Tonight was International Night and Mexican Fiesta Night. Since the other group here is made up of Canada and five Caribbean and South American countries, they had planned activities and booths on their countries for the night. We started off with an amazing Mexican dinner. Lemonade in brown ceramic mugs, a special vegan plate set aside for me: stuffed peppers and toasted mini bread squares  with veggies. Then, we wandered the booths and talked of their cultures.

Then it was time for the Mariachi band. Incredible! There were three guitarists, three violinists, and a trumpet player. They played and sang, we danced and danced, and Congo lined, and the limbo stick, and danced and danced.

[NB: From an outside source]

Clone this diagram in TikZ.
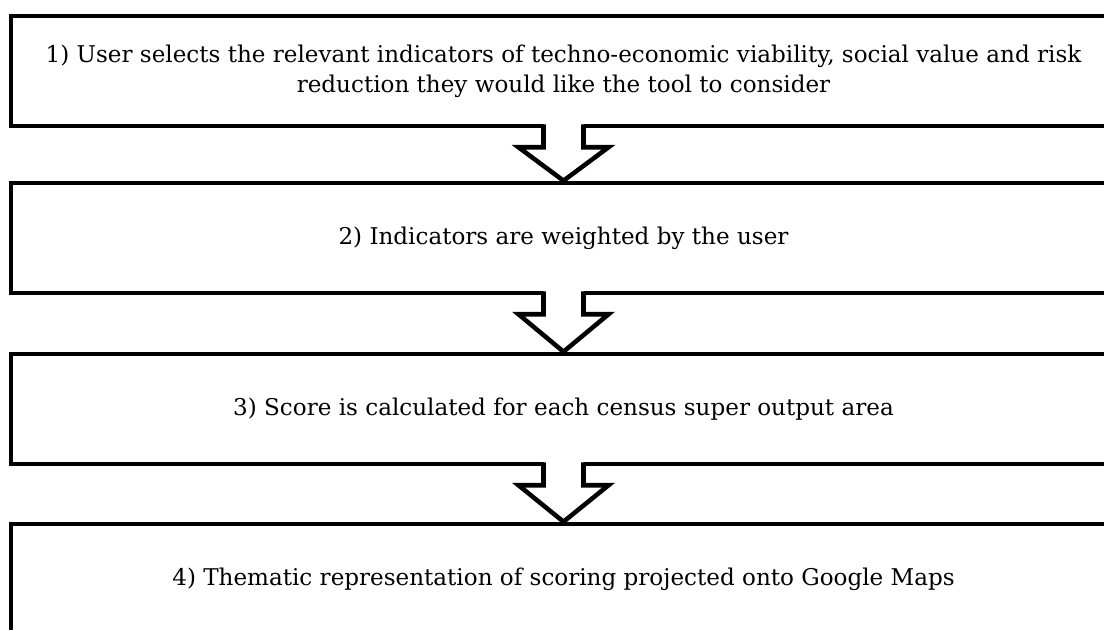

The Mariachi band left and we began our International night with presentations from all the countries present. We were asked at the last minute to do something, so we rallied with "This land is you land." I could have swore the Canadiens in the back were having a guessing contest as to what song we'd pick and one girl mouthed, "nailed it." Then there were great presentations from

There is no better way to end a party then with a piñata. We trekked to an outdoor area where it was strung up between buildings. A few people were blindfolded and took some swings. Finally, the leader ripped it Open further and the candy was fetched.

It was almost ten and time for a dip in the pool. The perfect way to cool down after a hot afternoon. Around 2am we were woken up by the most intense rain/thunder/lightning storm. Perhaps because we are at 5,000feet, it felt like we were right in the storm itself. Our swimsuits and towels got another soaking on the line. This morning, we were all tired from a long night, but grateful it didn't happen during the day while we were exploring Cuernavaca.

Today: more meetings and then an afternoon at the ruins of Xochicalco.